Desde setembro, ativistas vinham lutando pela transferência de Marsha para outro local com clima mais ameno.  Segundo Albuquerque, após ela ver vídeos da ursa fazendo movimentos repetitivos dentro do recinto e um buraco escavado no local que o animal fica, foi tomada a decisão de pedir a Justiça que ela fosse para um santuário. Uma petição online pedindo a transferência de Marsha já tem mais de 215 mil assinaturas.

"Mantida em cativeiro na capital piauiense, Teresina, Marsha experimenta temperaturas que beiram os 40 graus em setembro, situação totalmente inadequada para o bem‐estar de sua espécie. Seus movimentos repetitivos cada vez mais graves demonstram sua enorme aflição, cavando no vai‐e‐volta de sua neurose um fosso", destaca o texto da petição, afirmando que não é somente o calor que aflige a ursa, mas a alimentação inadequada.

"A ração de cachorro é a única alimentação disponibilizada pelo gestor do zoológico que se recusou no início de 2017 a doar o animal para um santuário, alegando ter um ambiente sadio, com alternativa de baixas temperaturas e alimentação saudável, o que não é verdade", completa o texto.

O diretor do zoobotânico de Teresina, José Renato Uchôa, afirma que a ursa é bem tratada e que desde que chegou ao local está num recinto construído especialmente para ela e os dois ursos que morreram. O recinto tem piscina e cascata com gotejamento de água para que os animais se refresquem quando o clima estiver quente. O espaço tem uma área total de 400m²,  além de uma maternidade de 200 m².

"Desde que a ursa chegou aqui fomos introduzindo na dieta dela e dos outros ursos frutas, verduras, carne, peixe e pão com mel para diminuir a ração de cachorro que era o único alimento dela quando estava no circo", diz Uchôa.

Ele justifica que o movimento constante que Marsha fez registrado em vídeo é quando ela sabe que o tratador está dentro do recinto preparando sua alimentação e "ela fica ansiosa para se alimentar". "O calor aqui não podemos negar, mas a gente diminui a temperatura dentro do recinto com as piscinas, o gotejamento e oferendo sorvete e picolé de frutas", afirma o diretor do zoobotânico.

Uma caixa de transporte está sendo confeccionada para fazer a transferência da ursa de Teresina para Jundiaí. O translado ocorrerá via aérea para preservar a saúde de Marsha. Carolina Albuquerque informou que companhias aéreas já estão em contato para oferecer o transporte do animal.

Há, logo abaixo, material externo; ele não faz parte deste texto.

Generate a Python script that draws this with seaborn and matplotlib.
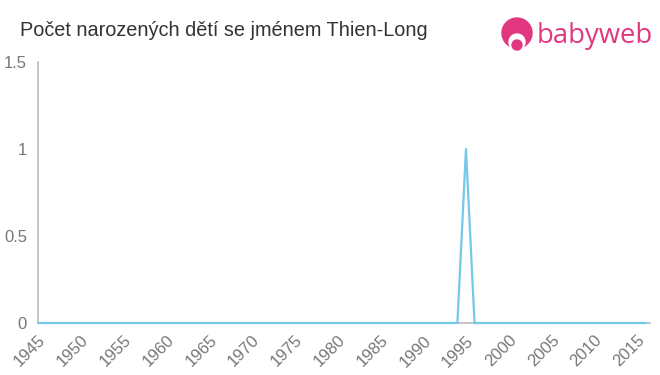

"Essa decisão judicial tem uma importância maior, além da libertação da Marsha, porque ela se tornou referência e jurisprudência para que possamos realizar outros resgates de animais  que passem por situações insalubres em cativeiros e em zoológicos", afirma a ativista.

O zoobotânico de Teresina foi criado em 1973 e é de responsabilidade da Secretaria de Meio Ambiente do Piauí. Atualmente, o zoo tem um plantel 380 animais e 350 para ser reintroduzidos na natureza, com aves, cutias, jaguatiricas, jabutis e macacos pregos.